_STATED EXERCISE_
Your task is to print, exactly and only, the lines from the start of the entries below through the line with "(7.5,0) -- (7.5,871);". Include both ends, but skip the pictures.

[Records from a collection]
------
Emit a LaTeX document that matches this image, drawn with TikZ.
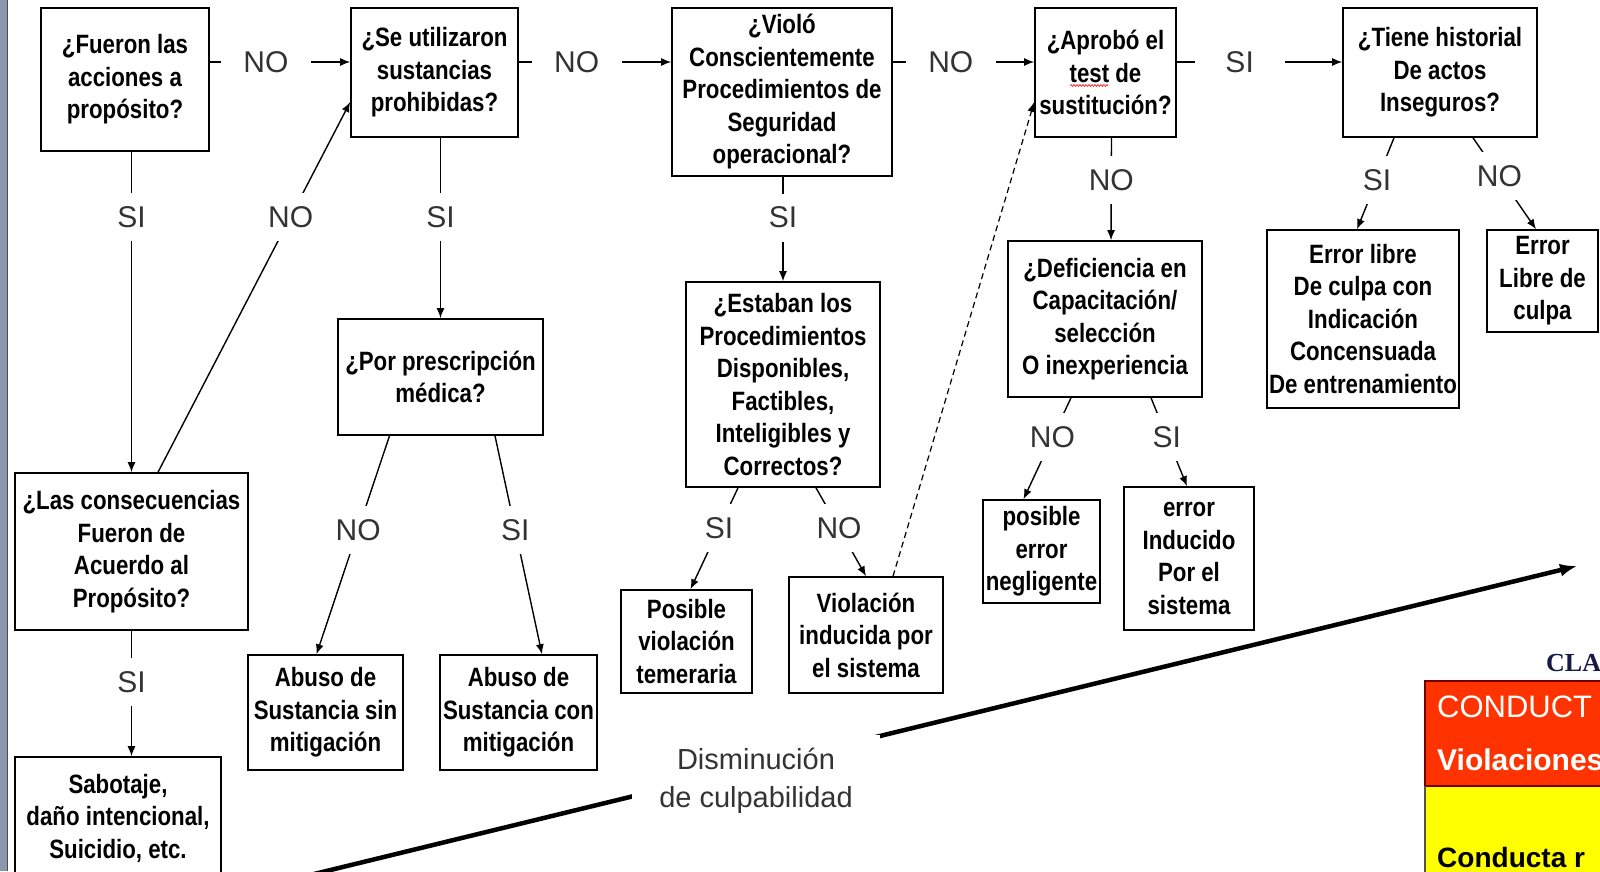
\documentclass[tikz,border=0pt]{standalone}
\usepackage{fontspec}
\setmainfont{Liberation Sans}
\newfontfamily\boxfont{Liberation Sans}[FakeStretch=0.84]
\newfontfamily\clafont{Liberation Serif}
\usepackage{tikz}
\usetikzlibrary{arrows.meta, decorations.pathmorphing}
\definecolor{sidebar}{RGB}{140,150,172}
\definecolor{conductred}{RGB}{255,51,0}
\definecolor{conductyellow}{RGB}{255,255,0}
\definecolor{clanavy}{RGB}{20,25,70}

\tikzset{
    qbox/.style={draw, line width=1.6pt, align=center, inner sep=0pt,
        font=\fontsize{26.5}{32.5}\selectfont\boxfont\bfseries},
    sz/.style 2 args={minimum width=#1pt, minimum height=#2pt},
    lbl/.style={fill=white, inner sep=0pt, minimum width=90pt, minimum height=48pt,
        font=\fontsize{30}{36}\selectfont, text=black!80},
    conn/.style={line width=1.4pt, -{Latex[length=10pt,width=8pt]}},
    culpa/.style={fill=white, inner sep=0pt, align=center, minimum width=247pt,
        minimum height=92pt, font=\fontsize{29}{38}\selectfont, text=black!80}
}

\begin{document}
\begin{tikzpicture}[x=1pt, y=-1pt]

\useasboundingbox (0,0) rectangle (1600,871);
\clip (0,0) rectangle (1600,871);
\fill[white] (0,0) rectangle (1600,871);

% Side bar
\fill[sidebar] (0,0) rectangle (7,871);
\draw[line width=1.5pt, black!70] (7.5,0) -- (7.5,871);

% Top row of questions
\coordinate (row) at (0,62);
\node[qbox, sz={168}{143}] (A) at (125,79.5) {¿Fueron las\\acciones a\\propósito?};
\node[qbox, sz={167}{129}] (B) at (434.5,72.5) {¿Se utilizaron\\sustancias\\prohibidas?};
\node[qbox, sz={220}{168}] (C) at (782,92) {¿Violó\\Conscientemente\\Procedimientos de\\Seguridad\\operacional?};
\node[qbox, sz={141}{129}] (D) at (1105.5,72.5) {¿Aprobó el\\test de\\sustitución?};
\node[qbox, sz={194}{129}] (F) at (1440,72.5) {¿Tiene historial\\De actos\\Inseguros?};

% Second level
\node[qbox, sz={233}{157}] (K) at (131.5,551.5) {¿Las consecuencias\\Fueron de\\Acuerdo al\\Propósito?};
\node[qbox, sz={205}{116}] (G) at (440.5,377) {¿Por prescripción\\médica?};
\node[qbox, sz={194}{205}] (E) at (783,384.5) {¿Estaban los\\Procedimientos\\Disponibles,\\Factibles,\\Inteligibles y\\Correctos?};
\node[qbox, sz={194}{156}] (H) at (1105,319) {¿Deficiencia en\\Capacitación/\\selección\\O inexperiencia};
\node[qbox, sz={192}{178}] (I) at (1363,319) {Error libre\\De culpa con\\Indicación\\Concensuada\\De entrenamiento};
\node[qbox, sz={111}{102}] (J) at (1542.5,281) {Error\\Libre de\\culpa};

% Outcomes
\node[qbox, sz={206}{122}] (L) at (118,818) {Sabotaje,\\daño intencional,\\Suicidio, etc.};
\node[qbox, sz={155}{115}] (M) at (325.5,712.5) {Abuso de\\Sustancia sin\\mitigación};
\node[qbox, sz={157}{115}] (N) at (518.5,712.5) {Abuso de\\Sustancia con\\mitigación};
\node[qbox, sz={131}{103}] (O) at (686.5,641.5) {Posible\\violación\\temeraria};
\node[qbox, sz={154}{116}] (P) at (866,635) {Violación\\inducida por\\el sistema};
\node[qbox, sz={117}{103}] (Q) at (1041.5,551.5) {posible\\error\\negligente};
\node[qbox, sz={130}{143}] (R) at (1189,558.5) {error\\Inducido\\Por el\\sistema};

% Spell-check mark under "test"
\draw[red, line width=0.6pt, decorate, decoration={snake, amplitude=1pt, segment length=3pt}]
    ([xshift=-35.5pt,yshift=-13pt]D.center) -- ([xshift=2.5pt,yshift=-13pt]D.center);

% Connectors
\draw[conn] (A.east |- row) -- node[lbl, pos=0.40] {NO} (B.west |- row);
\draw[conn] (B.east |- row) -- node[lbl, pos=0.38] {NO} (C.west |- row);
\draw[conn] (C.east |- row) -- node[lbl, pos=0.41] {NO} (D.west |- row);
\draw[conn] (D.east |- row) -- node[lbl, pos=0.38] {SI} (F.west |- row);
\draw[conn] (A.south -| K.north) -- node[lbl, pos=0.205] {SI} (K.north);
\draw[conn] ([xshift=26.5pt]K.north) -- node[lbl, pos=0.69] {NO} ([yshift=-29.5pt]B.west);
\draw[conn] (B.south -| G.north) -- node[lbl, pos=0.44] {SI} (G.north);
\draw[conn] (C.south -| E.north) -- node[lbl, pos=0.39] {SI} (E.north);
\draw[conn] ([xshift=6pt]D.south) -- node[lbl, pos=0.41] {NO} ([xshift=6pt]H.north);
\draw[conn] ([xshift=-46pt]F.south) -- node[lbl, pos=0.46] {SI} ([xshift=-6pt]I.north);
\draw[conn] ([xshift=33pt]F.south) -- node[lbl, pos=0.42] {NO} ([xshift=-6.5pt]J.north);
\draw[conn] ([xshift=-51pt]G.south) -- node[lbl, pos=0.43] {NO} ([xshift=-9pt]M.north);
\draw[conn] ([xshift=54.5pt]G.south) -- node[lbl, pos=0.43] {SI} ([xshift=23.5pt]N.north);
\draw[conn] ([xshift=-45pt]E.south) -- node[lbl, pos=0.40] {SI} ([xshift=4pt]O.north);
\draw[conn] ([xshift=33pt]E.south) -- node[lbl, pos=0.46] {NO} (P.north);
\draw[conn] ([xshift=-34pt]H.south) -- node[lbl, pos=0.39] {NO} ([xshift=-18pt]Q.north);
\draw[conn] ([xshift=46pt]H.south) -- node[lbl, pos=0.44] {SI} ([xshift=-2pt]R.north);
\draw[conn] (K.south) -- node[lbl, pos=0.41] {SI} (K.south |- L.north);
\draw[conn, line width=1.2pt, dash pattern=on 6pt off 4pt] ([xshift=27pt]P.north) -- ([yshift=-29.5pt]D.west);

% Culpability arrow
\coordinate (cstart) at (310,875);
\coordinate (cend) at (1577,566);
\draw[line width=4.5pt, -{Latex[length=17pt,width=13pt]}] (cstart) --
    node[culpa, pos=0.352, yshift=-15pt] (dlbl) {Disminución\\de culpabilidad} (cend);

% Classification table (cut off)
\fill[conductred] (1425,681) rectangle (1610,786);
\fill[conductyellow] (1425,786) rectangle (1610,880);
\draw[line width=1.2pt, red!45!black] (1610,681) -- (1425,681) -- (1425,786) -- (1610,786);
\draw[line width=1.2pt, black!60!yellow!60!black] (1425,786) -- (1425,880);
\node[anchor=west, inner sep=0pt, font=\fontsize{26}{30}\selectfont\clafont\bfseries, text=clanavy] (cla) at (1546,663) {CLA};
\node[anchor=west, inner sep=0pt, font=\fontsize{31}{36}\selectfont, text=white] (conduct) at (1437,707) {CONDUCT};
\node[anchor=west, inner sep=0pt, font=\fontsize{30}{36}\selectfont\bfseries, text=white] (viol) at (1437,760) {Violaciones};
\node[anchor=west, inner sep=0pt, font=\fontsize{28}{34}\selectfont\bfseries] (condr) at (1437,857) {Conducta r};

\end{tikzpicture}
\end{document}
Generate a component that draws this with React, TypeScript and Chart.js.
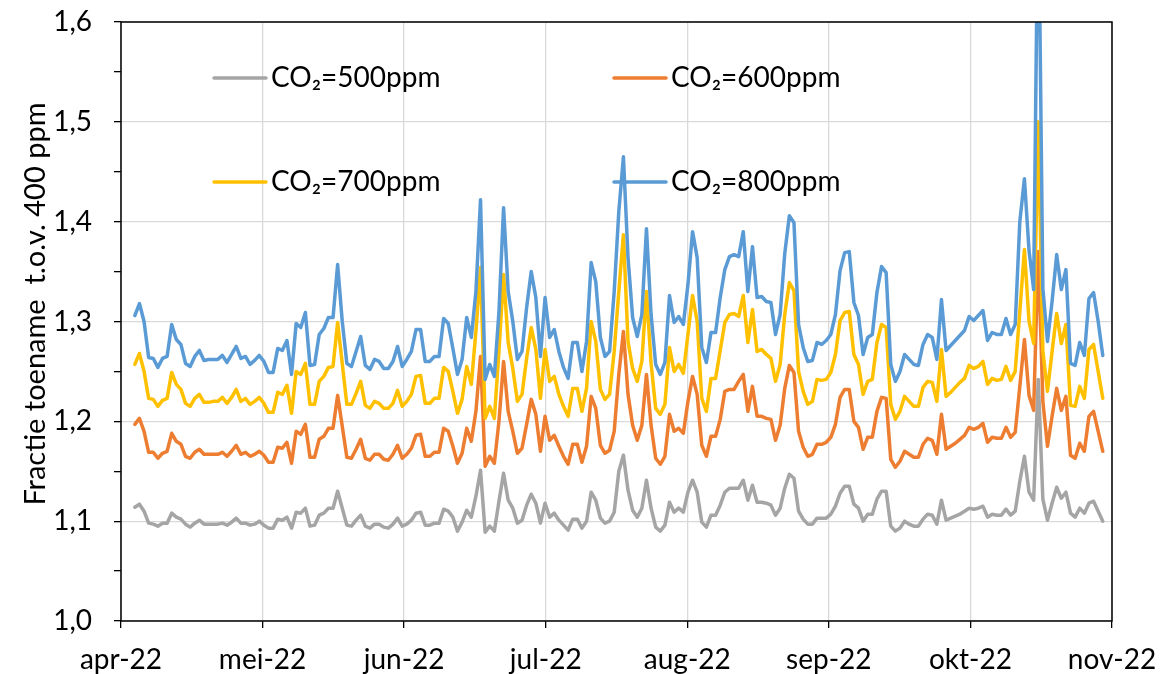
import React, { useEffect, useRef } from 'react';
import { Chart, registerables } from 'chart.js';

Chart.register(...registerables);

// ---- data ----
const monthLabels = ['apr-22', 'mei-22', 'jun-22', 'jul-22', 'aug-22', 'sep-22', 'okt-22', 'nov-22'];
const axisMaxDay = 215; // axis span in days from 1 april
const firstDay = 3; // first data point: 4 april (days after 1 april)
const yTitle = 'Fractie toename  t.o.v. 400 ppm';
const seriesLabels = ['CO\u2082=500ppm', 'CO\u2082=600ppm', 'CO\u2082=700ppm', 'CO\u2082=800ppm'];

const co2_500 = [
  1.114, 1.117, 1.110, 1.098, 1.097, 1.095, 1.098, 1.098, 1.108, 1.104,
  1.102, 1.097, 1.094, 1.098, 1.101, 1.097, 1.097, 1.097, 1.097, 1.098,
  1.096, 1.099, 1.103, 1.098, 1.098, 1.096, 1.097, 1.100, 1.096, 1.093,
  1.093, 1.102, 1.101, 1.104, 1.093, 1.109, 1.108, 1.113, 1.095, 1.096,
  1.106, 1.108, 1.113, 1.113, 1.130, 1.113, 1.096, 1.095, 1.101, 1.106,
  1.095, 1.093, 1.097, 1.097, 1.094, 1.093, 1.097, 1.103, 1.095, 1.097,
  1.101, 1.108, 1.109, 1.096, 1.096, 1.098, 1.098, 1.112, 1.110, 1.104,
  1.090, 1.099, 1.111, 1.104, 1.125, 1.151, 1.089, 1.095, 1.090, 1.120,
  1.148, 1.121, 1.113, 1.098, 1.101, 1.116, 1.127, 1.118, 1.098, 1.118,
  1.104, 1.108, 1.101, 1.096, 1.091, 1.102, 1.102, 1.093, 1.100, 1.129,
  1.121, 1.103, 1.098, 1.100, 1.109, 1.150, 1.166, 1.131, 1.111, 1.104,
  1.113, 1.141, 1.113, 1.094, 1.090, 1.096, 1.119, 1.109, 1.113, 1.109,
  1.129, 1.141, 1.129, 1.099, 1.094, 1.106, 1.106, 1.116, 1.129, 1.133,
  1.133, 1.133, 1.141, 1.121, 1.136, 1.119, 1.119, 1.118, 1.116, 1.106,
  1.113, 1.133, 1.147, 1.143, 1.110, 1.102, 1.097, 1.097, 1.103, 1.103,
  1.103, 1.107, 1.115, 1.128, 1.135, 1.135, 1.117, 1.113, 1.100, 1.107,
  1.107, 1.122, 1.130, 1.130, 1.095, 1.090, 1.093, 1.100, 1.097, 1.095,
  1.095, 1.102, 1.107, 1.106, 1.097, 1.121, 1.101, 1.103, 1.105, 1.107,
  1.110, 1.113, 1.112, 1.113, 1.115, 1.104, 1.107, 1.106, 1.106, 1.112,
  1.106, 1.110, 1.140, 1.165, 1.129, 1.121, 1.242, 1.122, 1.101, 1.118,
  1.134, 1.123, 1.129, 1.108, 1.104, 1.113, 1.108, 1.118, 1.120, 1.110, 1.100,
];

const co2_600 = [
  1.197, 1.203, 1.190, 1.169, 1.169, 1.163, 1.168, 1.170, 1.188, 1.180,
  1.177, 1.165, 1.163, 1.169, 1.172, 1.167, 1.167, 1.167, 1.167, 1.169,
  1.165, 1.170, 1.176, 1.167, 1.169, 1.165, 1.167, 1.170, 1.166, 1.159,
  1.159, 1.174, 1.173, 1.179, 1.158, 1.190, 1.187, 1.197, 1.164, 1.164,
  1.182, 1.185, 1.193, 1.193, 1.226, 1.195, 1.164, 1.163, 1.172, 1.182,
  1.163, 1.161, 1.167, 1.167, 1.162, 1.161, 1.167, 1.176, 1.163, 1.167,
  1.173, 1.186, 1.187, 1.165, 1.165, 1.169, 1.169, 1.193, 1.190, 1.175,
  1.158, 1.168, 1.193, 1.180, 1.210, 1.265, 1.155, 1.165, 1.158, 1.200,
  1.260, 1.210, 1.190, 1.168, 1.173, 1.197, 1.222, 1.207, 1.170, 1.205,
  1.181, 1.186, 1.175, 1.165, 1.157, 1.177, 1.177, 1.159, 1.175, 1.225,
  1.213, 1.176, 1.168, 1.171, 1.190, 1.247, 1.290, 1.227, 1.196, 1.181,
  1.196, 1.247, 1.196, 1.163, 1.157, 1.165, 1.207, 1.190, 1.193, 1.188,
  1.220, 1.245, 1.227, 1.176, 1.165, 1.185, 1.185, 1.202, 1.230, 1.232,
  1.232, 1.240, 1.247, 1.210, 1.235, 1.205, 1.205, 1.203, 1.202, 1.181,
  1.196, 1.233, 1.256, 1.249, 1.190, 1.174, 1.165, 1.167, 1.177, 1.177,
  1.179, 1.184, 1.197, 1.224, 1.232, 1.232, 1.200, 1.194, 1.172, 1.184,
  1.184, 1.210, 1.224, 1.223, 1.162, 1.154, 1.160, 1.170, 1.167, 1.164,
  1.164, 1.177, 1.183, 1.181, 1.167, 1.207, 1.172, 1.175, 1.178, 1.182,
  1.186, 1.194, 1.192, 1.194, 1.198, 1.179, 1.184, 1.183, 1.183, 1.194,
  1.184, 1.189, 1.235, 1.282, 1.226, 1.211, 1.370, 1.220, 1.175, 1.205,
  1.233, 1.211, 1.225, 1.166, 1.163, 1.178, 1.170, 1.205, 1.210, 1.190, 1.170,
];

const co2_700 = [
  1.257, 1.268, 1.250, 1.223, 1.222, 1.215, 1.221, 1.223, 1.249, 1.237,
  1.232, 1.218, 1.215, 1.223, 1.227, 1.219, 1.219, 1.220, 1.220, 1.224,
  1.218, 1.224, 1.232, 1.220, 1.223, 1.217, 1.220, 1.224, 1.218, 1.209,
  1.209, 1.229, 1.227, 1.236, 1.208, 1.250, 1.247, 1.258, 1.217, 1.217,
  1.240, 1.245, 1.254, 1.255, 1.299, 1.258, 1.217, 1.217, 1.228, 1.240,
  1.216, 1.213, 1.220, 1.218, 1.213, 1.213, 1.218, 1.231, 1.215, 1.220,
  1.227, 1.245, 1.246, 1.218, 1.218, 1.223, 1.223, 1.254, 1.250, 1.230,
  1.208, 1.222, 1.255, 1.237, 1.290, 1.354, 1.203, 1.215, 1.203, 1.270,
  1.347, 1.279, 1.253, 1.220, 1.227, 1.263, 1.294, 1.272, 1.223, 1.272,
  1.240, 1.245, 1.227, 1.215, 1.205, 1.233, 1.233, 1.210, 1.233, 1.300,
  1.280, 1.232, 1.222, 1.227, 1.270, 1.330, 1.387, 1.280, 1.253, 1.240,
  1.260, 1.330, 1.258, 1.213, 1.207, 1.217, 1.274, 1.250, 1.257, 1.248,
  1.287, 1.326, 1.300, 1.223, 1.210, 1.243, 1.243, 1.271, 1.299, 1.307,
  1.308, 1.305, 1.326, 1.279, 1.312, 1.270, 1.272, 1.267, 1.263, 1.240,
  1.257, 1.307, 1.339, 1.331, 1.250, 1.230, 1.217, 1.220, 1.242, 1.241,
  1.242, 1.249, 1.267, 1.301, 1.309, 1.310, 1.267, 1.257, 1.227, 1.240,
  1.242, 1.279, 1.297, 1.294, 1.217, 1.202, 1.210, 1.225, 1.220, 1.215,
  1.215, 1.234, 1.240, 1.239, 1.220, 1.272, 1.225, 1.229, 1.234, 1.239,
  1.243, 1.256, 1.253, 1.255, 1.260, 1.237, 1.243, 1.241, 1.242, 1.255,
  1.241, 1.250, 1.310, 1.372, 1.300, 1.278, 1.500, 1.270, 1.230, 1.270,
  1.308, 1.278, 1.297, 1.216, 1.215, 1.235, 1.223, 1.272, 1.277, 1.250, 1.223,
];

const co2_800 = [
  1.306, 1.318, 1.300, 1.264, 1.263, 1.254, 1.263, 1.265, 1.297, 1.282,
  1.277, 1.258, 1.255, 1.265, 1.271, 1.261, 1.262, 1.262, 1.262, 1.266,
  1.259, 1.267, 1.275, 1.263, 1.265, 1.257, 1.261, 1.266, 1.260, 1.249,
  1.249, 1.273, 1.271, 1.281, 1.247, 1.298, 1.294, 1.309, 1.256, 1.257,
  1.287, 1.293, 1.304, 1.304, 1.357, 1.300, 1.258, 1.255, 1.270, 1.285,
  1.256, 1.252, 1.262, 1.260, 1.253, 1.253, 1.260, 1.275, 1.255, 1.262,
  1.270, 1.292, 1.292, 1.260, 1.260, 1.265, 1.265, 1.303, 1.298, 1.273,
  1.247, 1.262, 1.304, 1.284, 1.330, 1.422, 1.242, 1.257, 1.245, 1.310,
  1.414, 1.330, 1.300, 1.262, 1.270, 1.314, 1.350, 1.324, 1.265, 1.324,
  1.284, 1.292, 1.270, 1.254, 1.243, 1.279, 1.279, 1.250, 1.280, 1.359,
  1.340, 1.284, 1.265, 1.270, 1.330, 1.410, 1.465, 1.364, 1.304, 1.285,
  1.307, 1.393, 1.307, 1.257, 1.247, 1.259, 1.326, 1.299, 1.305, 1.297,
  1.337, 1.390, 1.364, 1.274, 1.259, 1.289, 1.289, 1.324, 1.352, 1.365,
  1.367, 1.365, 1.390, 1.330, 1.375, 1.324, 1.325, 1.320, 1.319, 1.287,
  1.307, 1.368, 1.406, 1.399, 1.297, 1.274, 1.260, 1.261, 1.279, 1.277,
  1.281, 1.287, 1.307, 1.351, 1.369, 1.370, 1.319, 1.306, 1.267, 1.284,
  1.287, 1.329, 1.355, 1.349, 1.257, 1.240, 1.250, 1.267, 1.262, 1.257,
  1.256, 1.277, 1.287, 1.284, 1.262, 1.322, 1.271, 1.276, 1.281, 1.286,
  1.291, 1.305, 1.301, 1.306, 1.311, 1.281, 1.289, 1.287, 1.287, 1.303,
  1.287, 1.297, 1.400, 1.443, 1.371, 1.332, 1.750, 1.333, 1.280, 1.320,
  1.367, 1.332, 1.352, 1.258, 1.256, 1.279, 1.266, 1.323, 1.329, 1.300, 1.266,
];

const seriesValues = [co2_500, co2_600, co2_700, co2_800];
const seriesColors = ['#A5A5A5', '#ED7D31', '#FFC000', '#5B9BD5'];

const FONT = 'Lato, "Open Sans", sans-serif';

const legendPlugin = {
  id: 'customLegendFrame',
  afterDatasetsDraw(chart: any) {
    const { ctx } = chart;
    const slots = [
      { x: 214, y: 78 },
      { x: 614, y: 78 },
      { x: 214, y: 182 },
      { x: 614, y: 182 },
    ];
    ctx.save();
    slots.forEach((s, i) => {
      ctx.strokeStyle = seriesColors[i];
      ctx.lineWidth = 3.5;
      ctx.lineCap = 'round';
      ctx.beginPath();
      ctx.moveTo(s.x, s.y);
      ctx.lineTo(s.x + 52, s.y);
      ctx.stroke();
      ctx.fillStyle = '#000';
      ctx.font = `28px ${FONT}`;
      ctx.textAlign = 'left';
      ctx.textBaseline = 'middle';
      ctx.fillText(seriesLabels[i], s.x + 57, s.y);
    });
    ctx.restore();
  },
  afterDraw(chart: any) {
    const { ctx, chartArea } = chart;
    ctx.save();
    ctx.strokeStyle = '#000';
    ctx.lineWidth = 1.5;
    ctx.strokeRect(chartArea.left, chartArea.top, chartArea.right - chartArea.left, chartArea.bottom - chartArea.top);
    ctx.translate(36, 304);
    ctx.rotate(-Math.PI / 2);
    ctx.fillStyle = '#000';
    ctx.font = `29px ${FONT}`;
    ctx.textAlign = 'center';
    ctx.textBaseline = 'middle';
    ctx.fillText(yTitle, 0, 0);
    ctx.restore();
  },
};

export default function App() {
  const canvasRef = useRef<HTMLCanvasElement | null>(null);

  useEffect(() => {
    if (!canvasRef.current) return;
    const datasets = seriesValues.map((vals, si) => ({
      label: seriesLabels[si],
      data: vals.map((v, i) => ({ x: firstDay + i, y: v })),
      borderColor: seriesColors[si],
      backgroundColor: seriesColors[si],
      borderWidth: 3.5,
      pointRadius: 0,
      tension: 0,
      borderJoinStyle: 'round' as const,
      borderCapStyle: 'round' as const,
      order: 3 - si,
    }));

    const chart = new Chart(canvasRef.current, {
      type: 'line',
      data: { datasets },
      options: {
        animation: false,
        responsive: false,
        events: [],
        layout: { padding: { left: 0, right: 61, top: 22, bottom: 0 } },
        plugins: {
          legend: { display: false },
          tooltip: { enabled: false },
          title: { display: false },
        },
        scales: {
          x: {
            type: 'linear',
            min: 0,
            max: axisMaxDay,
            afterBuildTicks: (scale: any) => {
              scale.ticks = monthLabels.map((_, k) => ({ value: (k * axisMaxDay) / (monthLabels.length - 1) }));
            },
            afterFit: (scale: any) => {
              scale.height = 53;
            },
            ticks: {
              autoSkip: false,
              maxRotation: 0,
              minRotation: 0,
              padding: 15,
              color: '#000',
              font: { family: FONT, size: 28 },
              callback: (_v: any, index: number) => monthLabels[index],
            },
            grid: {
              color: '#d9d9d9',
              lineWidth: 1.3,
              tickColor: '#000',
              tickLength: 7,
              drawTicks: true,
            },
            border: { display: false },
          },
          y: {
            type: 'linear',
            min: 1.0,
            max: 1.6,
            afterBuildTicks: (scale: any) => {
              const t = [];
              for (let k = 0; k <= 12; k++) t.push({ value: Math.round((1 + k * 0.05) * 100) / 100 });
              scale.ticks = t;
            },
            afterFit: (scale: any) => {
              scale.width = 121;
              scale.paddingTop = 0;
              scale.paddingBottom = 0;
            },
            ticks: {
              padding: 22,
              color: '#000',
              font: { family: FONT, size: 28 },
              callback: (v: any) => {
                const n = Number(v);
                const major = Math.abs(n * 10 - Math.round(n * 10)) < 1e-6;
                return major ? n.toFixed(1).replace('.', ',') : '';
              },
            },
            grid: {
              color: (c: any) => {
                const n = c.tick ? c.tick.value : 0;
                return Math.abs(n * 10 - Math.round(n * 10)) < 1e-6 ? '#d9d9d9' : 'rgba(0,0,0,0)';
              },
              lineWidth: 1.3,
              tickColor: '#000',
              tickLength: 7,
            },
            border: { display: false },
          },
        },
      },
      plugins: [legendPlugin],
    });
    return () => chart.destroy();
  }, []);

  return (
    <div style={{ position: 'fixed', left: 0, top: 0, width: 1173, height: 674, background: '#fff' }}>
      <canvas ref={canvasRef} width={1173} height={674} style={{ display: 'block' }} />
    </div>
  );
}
------
_THE RESULT_
Emit a LaTeX document that matches this image, drawn with TikZ.
\documentclass[tikz,border=0pt]{standalone}
\usepackage{fontspec}
\setmainfont{Liberation Sans}
\newfontfamily\boxfont{Liberation Sans}[FakeStretch=0.84]
\newfontfamily\clafont{Liberation Serif}
\usepackage{tikz}
\usetikzlibrary{arrows.meta, decorations.pathmorphing}
\definecolor{sidebar}{RGB}{140,150,172}
\definecolor{conductred}{RGB}{255,51,0}
\definecolor{conductyellow}{RGB}{255,255,0}
\definecolor{clanavy}{RGB}{20,25,70}

\tikzset{
    qbox/.style={draw, line width=1.6pt, align=center, inner sep=0pt,
        font=\fontsize{26.5}{32.5}\selectfont\boxfont\bfseries},
    sz/.style 2 args={minimum width=#1pt, minimum height=#2pt},
    lbl/.style={fill=white, inner sep=0pt, minimum width=90pt, minimum height=48pt,
        font=\fontsize{30}{36}\selectfont, text=black!80},
    conn/.style={line width=1.4pt, -{Latex[length=10pt,width=8pt]}},
    culpa/.style={fill=white, inner sep=0pt, align=center, minimum width=247pt,
        minimum height=92pt, font=\fontsize{29}{38}\selectfont, text=black!80}
}

\begin{document}
\begin{tikzpicture}[x=1pt, y=-1pt]

\useasboundingbox (0,0) rectangle (1600,871);
\clip (0,0) rectangle (1600,871);
\fill[white] (0,0) rectangle (1600,871);

% Side bar
\fill[sidebar] (0,0) rectangle (7,871);
\draw[line width=1.5pt, black!70] (7.5,0) -- (7.5,871);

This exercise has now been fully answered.